» Aim of the exercise: Return, without pictures, the lines from the start of the data through the one that contains "const bandRight = 0.00185".

» Dataset extract:
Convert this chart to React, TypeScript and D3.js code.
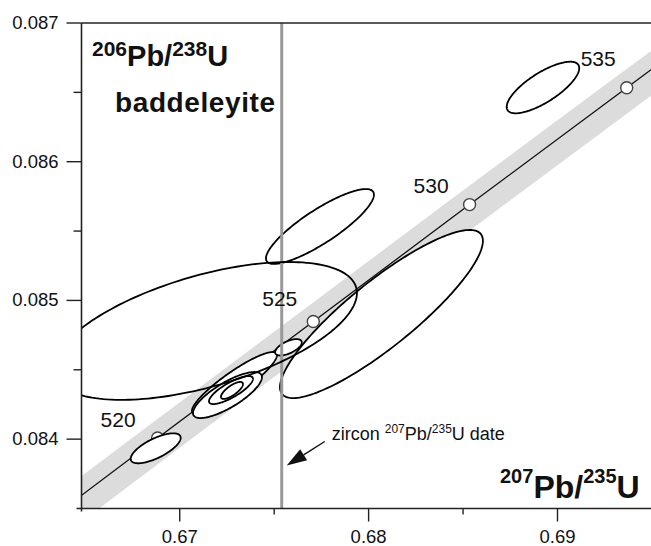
import * as d3 from 'd3'

// concordia reference points (Ma) and their ratios
const concordiaAges = [515, 520, 525, 530, 535, 540]
const concordiaX = [0.660632, 0.668829, 0.677072, 0.685346, 0.693664, 0.702026]
const concordiaY = [0.083167, 0.084008, 0.084848, 0.085691, 0.086533, 0.087376]
const labelledAges = [520, 525, 530, 535]
// decay-constant band, offsets along 207Pb/235U
const bandLeft = 0.00135
const bandRight = 0.00185

// analyses: centre, 2s half-widths, error correlation
const ellX = [0.671337, 0.680679, 0.677424, 0.68923, 0.672898, 0.672528, 0.672713, 0.672766, 0.675756, 0.668727]
const ellY = [0.08478, 0.084902, 0.085533, 0.086535, 0.084405, 0.084318, 0.084354, 0.084351, 0.084662, 0.083934]
const ellSx = [0.008045, 0.005372, 0.002858, 0.00192, 0.00225, 0.001826, 0.001164, 0.000582, 0.000704, 0.001323]
const ellSy = [0.000497, 0.000606, 0.00027, 0.000186, 0.000223, 0.000166, 0.000101, 0.0000613, 0.0000591, 0.000108]
const ellRho = [0.55, 0.87, 0.85, 0.75, 0.9, 0.78, 0.8, 0.75, 0.6, 0.7]
const ellFilled = [false, true, true, true, true, true, true, true, true, true]

const zirconDate = 0.6754
const arrowY = 0.08381

const xMajor = [0.67, 0.68, 0.69]
const xMajorLabels = ['0.67', '0.68', '0.69']
const xMinor = [0.675, 0.685]
const yMajor = [0.084, 0.085, 0.086, 0.087]
const yMajorLabels = ['0.084', '0.085', '0.086', '0.087']
const yMinor = [0.0845, 0.0855, 0.0865]

const W = 651
const H = 546
const font = "'Liberation Sans', Arial, Helvetica, sans-serif"

const App = () => {
    const x = d3.scaleLinear().domain([0.6648, 0.69495]).range([81.5, 651])
    const y = d3.scaleLinear().domain([0.0835, 0.087]).range([508.5, 23])
    const [x0, x1] = x.range()
    const [y0, y1] = y.range()

    const line = d3.line<[number, number]>()
    const closed = d3.line<[number, number]>().curve(d3.curveLinearClosed)

    const concordia = line(concordiaX.map((v, i) => [x(v), y(concordiaY[i])]))
    const bandPts: [number, number][] = [
        ...concordiaX.map((v, i) => [x(v - bandLeft), y(concordiaY[i])] as [number, number]),
        ...concordiaX.map((v, i) => [x(v + bandRight), y(concordiaY[i])] as [number, number]).reverse(),
    ]

    const angles = d3.range(0, 2 * Math.PI, Math.PI / 90)
    const ellipse = (i: number) => {
        const r = ellRho[i]
        const q = Math.sqrt(1 - r * r)
        return closed(angles.map(t => [
            x(ellX[i] + ellSx[i] * Math.cos(t)),
            y(ellY[i] + ellSy[i] * (r * Math.cos(t) + q * Math.sin(t))),
        ] as [number, number]))
    }

    const ageNudge: Record<number, [number, number]> = {
        520: [-22, -11], 525: [-16, -16], 530: [-21, -12], 535: [-11, -22],
    }

    const zx = x(zirconDate)
    const tip: [number, number] = [zx + 5, y(arrowY)]
    const tail: [number, number] = [tip[0] + 38, tip[1] - 24]
    const ang = Math.atan2(tail[1] - tip[1], tail[0] - tip[0])
    const hl = 20, hw = 6.5
    const hb: [number, number] = [tip[0] + hl * Math.cos(ang), tip[1] + hl * Math.sin(ang)]
    const head = closed([
        tip,
        [hb[0] - hw * Math.sin(ang), hb[1] + hw * Math.cos(ang)],
        [hb[0] + hw * Math.sin(ang), hb[1] - hw * Math.cos(ang)],
    ])

    return (
        <svg width={W} height={H} style={{ position: 'absolute', left: 0, top: 0, background: '#fff' }} fontFamily={font}>
            <defs>
                <clipPath id="plot">
                    <rect x={x0} y={y1} width={x1 - x0} height={y0 - y1} />
                </clipPath>
            </defs>
            <g clipPath="url(#plot)">
                <path d={closed(bandPts) as string} fill="#dcdcdc" />
                <path d={concordia as string} fill="none" stroke="#111" strokeWidth={1.3} />
                {labelledAges.map(a => {
                    const i = concordiaAges.indexOf(a)
                    return <circle key={a} cx={x(concordiaX[i])} cy={y(concordiaY[i])} r={6}
                        fill="#fff" stroke="#444" strokeWidth={1.4} />
                })}
                {ellX.map((_, i) => ellFilled[i] ? (
                    <path key={i} d={ellipse(i) as string} fill="#fff" stroke="#000" strokeWidth={1.8} />
                ) : null)}
                <line x1={zx} x2={zx} y1={y1} y2={y0} stroke="#999" strokeWidth={3} />
                {ellX.map((_, i) => !ellFilled[i] ? (
                    <path key={i} d={ellipse(i) as string} fill="none" stroke="#000" strokeWidth={1.8} />
                ) : null)}
            </g>

            {labelledAges.map(a => {
                const i = concordiaAges.indexOf(a)
                return <text key={a} x={x(concordiaX[i]) + ageNudge[a][0]} y={y(concordiaY[i]) + ageNudge[a][1]}
                    textAnchor="end" fontSize={21} fill="#111">{a}</text>
            })}

            {/* axes */}
            <line x1={x0} x2={x0} y1={y1} y2={y0 + 3} stroke="#222" strokeWidth={1.6} />
            <line x1={x0 - 5} x2={x1} y1={y0} y2={y0} stroke="#222" strokeWidth={1.6} />
            <line x1={x0} x2={x1} y1={y1} y2={y1} stroke="#222" strokeWidth={1.6} />
            {yMajor.map((v, i) => (
                <g key={v}>
                    <line x1={x0 - 15} x2={x0} y1={y(v)} y2={y(v)} stroke="#222" strokeWidth={1.4} />
                    <text x={x0 - 23} y={y(v) + 6} textAnchor="end" fontSize={18.5} fill="#111">{yMajorLabels[i]}</text>
                </g>
            ))}
            {yMinor.map(v => (
                <line key={v} x1={x0 - 8} x2={x0} y1={y(v)} y2={y(v)} stroke="#222" strokeWidth={1.4} />
            ))}
            {xMajor.map((v, i) => (
                <g key={v}>
                    <line x1={x(v)} x2={x(v)} y1={y0} y2={y0 + 13} stroke="#222" strokeWidth={1.4} />
                    <text x={x(v)} y={y0 + 34} textAnchor="middle" fontSize={18.5} fill="#111">{xMajorLabels[i]}</text>
                </g>
            ))}
            {xMinor.map(v => (
                <line key={v} x1={x(v)} x2={x(v)} y1={y0} y2={y0 + 6} stroke="#222" strokeWidth={1.4} />
            ))}

            {/* titles */}
            <text x={92} y={66} fontWeight="bold" fontSize={29} fill="#111">
                <tspan fontSize={21} dy={-10}>206</tspan>
                <tspan dy={10}>Pb/</tspan>
                <tspan fontSize={21} dy={-10}>238</tspan>
                <tspan dy={10}>U</tspan>
            </text>
            <text x={115} y={112} fontWeight="bold" fontSize={28} letterSpacing={0.6} fill="#111">baddeleyite</text>
            <text x={500} y={498} fontWeight="bold" fontSize={32} fill="#111">
                <tspan fontSize={20} dy={-15}>207</tspan>
                <tspan dy={15}>Pb/</tspan>
                <tspan fontSize={20} dy={-15}>235</tspan>
                <tspan dy={15}>U</tspan>
            </text>

            {/* zircon date marker */}
            <line x1={tail[0]} y1={tail[1]} x2={hb[0]} y2={hb[1]} stroke="#111" strokeWidth={1.4} />
            <path d={head as string} fill="#111" />
            <text x={zx + 50} y={tip[1] - 25} fontSize={18} fill="#111">
                zircon <tspan fontSize={12} dy={-7}>207</tspan><tspan dy={7}>Pb/</tspan><tspan fontSize={12} dy={-7}>235</tspan><tspan dy={7}>U date</tspan>
            </text>
        </svg>
    )
}

export default App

» Exercise response:
Convert this chart to React, TypeScript and D3.js code.
import * as d3 from 'd3'

// concordia reference points (Ma) and their ratios
const concordiaAges = [515, 520, 525, 530, 535, 540]
const concordiaX = [0.660632, 0.668829, 0.677072, 0.685346, 0.693664, 0.702026]
const concordiaY = [0.083167, 0.084008, 0.084848, 0.085691, 0.086533, 0.087376]
const labelledAges = [520, 525, 530, 535]
// decay-constant band, offsets along 207Pb/235U
const bandLeft = 0.00135
const bandRight = 0.00185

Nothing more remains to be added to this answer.